It’s almost Thanksgiving Day, the most food-celebrated holiday across the nation. We celebrate this gratuitous day by eating, with the centerpiece for our meal being that of the turkey. Thanksgiving was established in 1621by the pilgrims as a way to celebrate a successful harvest. The occasion was noted by eating for 3 days and the turkey served as the meat and the symbol because of its preference among Native Americans.
Turkey, or Meleagris gallopavo, is a wild bird. It is hunted and used for meat year-round. Turkey is poultry and can take hours to cook thoroughly which may explain why individuals prefer to serve it only on Thanksgiving Day. There are concerns about not only turkey but poultry in general as to its safety in the event it is undercooked.

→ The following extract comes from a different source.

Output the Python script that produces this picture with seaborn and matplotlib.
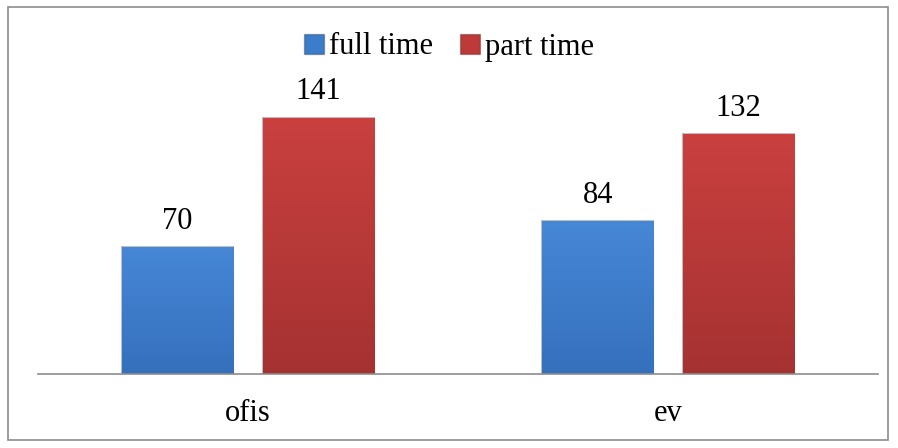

Is it safe to eat turkey when it is pink on the inside? For most Americans, if we see pink in meat, we become alarmed and declare the meat to be undone. However, “the color of cooked poultry is not always a sure sign of its safety. Only by using a food thermometer can one accurately determine that poultry has reached a safe minimum internal temperature of 165 °F throughout the product. Turkey can remain pink even after cooking to a safe minimum internal temperature of 165 °F. The meat of smoked turkey is always pink.” www.fsis.usda.gov
So why pink? Pinkness occurs “when gases in the atmosphere of a heated gas or electric oven react chemically with hemoglobin in the meat tissues to give poultry a pink tinge. They are the same substances that give red color to smoked hams and other cured meats.” www.fsis.usda.gov
On Thanksgiving Day, my turkey has pink inside should I panic? Maybe – may be not – it really depends on the temperature of the cooked turkey. It is always best to cook turkey thoroughly as there is a possibility of salmonella. In most meats, salmonella can occur if mistreated or undercooked. The best way to ensure non-salmonella infection is to check your turkey with a meat thermometer. Do not cook in a hurry; be prepared to wait a few hours to ensure adequate time. In order to kill bacteria, you need to be patient and use appropriate temperature based on the size of the turkey. Also, put the thermometer in the deepest, thickest part of the turkey. Most turkeys come with thermometer inserted. Once considered done, let your turkey rest on stove top or table for at least 30 minutes.
Poultry can dry out if overcooked, so the use of the thermometer becomes even more important. Watchful waiting is best when cooking your turkey. Allow enough time to cook. Enjoy your family and friends and be thankful for the gift of having food and being able to cook. Happy Thanksgiving!